Machine learning of gating strategies from high-dimensional cytometry data
Etienne Becht1, Elaine Coustan-Smith2, Dario Campana2, Evan Newell1
1Singapore Immunology Network, A*STAR ; 2National University of Singapore
Recent advances in fluorescence flow and mass cytometry allow for simultaneous assessment of large numbers of cellular proteins at the single cell level. Identification of cell populations that are relevant in a given biological context has thus shifted from relying exclusively on examination of sets of bi-axial projections and subsettings of the data (i.e., gating strategies) to automated clustering and information-maximizing low-dimensional projections. However, manual gating strategies are still important because they leverage accumulated knowledge, can be easier to interpret and reproduce, and are currently required for the purification of cell populations using fluorescence-activated cell sorters.

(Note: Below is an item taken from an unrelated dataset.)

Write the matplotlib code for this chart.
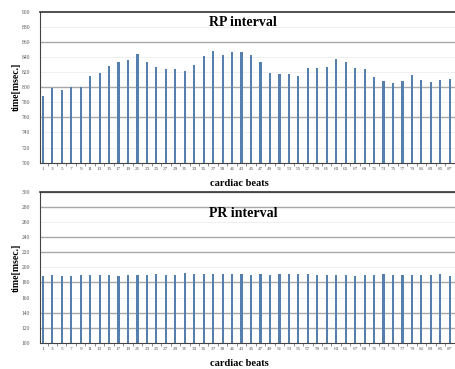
import matplotlib
matplotlib.use("Agg")
import matplotlib.pyplot as plt
import numpy as np

beats = list(range(1, 88, 2))
rp = [788.7, 799.3, 796, 800, 800.7, 814.8, 818.3, 828.5, 833.3, 835.5,
      843.5, 834, 827, 823.6, 824, 821.4, 829.4, 841.3, 847.9, 842.2,
      846.6, 846.6, 842.2, 833.3, 819.2, 817.9, 817.9, 814.3, 825, 825,
      827.2, 837.3, 833.3, 825, 823.6, 813.5, 807.7, 805.5, 807.7, 815.7,
      810, 807.3, 809, 810.8]
pr = [188.4, 190.1, 189.2, 189.2, 190, 190, 190, 190, 189.2, 190,
      190, 190, 191.4, 190, 190, 192.3, 191.4, 191.4, 191.4, 191.4,
      191.4, 191.4, 190, 191.4, 190, 191.4, 191.4, 191.4, 191.4, 190,
      190, 190, 190, 189.2, 190, 190, 191.4, 190, 190, 190,
      190, 190, 191.4, 189.2]
rp_ticks = list(range(700, 901, 20))
pr_ticks = list(range(100, 301, 20))

W, H = 455, 369
fig = plt.figure(figsize=(W/100, H/100), dpi=100)

serif = "Liberation Serif"
bar_color = "#5580ad"

def make(ax_rect, vals, ticks, title, strong, title_y):
    ax = fig.add_axes(ax_rect)
    x = np.arange(len(beats))
    for t in ticks:
        col = "#a8a8a8" if t in strong else "#ececec"
        ax.axhline(t, color=col, lw=1.0 if t in strong else 0.6, zorder=0)
    ax.bar(x, vals, width=0.23, color=bar_color, zorder=2)
    ax.set_ylim(ticks[0], ticks[-1])
    ax.set_xlim(-0.3, len(beats) - 0.45)
    ax.set_yticks(ticks)
    ax.set_yticklabels([str(t) for t in ticks], fontsize=4, color="#555555",
                       family=serif)
    ax.set_xticks(x)
    ax.set_xticklabels([str(b) for b in beats], fontsize=3.8, color="#555555",
                       family=serif)
    ax.tick_params(axis="x", which="major", length=0, pad=3)
    ax.set_xticks(x[:-1] + 0.5, minor=True)
    ax.tick_params(axis="x", which="minor", length=2, color="#777777", width=0.6)
    ax.tick_params(axis="y", length=0, pad=7)
    ax.spines["right"].set_visible(False)
    ax.spines["top"].set_color("#333333")
    ax.spines["top"].set_linewidth(1.2)
    ax.spines["left"].set_color("#444444")
    ax.spines["left"].set_linewidth(0.8)
    ax.spines["bottom"].set_color("#444444")
    ax.spines["bottom"].set_linewidth(0.8)
    ax.text(0.49, title_y, title, transform=ax.transAxes, ha="center", va="center",
            fontsize=10, fontweight="bold", family=serif)
    ax.set_xlabel("cardiac beats", fontsize=7.5, fontweight="bold", family=serif,
                  labelpad=1)
    ax.xaxis.set_label_coords(0.48, -0.105)
    ax.set_ylabel("time[msec.]", fontsize=7, fontweight="bold", family=serif)
    ax.yaxis.set_label_coords(-0.045, 0.5)
    return ax

# top axes: x 40..455, y 11.7..162.7
make([40/W, 1 - 162.7/H, 415/W, 151/H], rp, rp_ticks, "RP interval",
     {860, 800, 760}, 0.93)
# bottom axes: y 191.7..343
make([40/W, 1 - 343/H, 415/W, 151.3/H], pr, pr_ticks, "PR interval",
     {300, 280, 240, 220, 180, 140, 120}, 0.855)

fig.savefig("out.png", dpi=100)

Here we propose a computational method, called Hypergate (for automated Hyperrectangular Gate), that given a cytometry dataset containing a selected subset of cells of interest (usually defined by other high dimensional analysis methods, such as t-SNE), outputs a gating strategy that identifies the cell population with high purity and yield. Hypergate operates by finding a high-dimensional rectangle so that events that fall inside it corresponds to those identified by the user.
The output enables a human-readable phenotypic characterization of the cells of interest, facilitates the design of sorting experiments, and can be used to classify new events. We show using public datasets that Hypergate is able to re-discover the phenotypes of expert-defined cell populations. We also show that it outperforms unsupervised classification methods as well as Support Vector Machines in classification tasks. Given a reasonable number of training events, Hypergate is not prone to overfitting. For cell sorting experiments, the number of channels used can be tuned retrospectively to match technical constraints. We also demonstrate its potential for use in the unbiased identification of minimal residual disease in the context of relapsing acute lymphoblastic leukemia.
Hypergate thus translates outputs of recent algorithmic methods into the graphical and relevant gating strategy language. Our results suggest that this method will be very useful for a wide range of applications.